Tibet Set to Become Next Flashpoint: Danielle Mitterrand
New York, 11 June: As neighboring countries find themselves drawn into unwanted disputes over ever shrinking transboundary river systems, Tibet is poised to become a major international flashpoint, said Mrs. Danielle Mitterrand, Former First Lady of France, in a press statement issued on 8 June.
Speaking to reporters in Agen, southern France, Mrs. Mitterrand said that war over oil is well on the way to becoming a thing of the past, but that war over water is likely to break out in different parts of the world.
Mrs. Mitterrand is not the first person to raise a specter of war over water. It is the subject of hundreds of scholarly papers and conferences, as indeed it has been the worry of environmentalists over much of the past two decades. A former senior president of the World Bank predicted famously that the next World War will be over water.

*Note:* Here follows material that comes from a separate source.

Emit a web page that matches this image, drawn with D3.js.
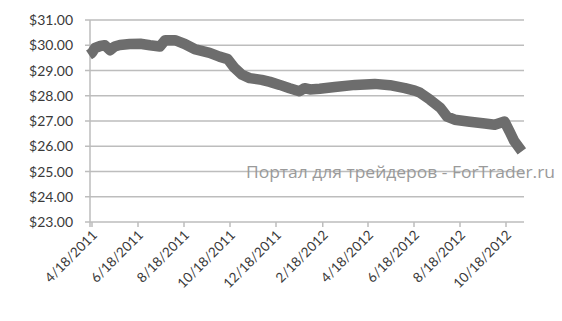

Mrs. Mitterrand was referring to the silent tension brewing between China and Tibet’s southern neighbors, who view Beijing’s hydrological development in Tibet with mounting apprehension.
As Asia’s principal watershed, Tibet is the source of the world’s 10 greatest river systems. The total area irrigated by these rivers, from the Machu basin in the east to the Senge Khabab in the west, covers 47 per cent of the earth’s human population.
Deforestation on the Tibetan plateau over the past four decades have already resulted in extremely high sediment rates. The Machu (Huang Ho, or Yellow River), the Tsangpo (Brahmaputra), the Drichu (Yangtze), and the Senge Khabab (Indus) are among the five most heavily-silted rivers in the world.
Now China has a massive project on its design table, one that may be a time bomb.
The South-North Water Diversion will drain at least 48 billion cubic meters of water from Yangze (Tib: Drichu) River to northern China along three alternate routes.
Of the three, the southern part of the western route is certain to pit the world’s two most populous nations against each other.
The route envisages changing the course of Yalrung Tsangpo away from India and Bangladesh, where it flows as Brahmaputra and is worshipped as the lifeblood of millions of peasants.
Some experts maintain that there is no need to worry and that the project is actually an engineering impossibility. But the scientists at the Chinese Academy of Engineering Physics in Beijing said they could “certainly” achieve this with peaceful nuclear explosions.
Moreover, the growing scarcity of water in northern China is becoming such a sensitive issue that the Chinese leaders fear that unless something is done it may one day become a cause of major uprisings. In other words, the survival of the Communist Party leadership is at stake.
Also, one should also not forget that gargantuan engineering projects have been the fetish of all rulers of China, who–starting from builders of the Great Walls–have sought to immortalize themselves with mega projects of unbelievable scales.
It is thus only a matter of time before the UN is forced to turn its attention to Tibet.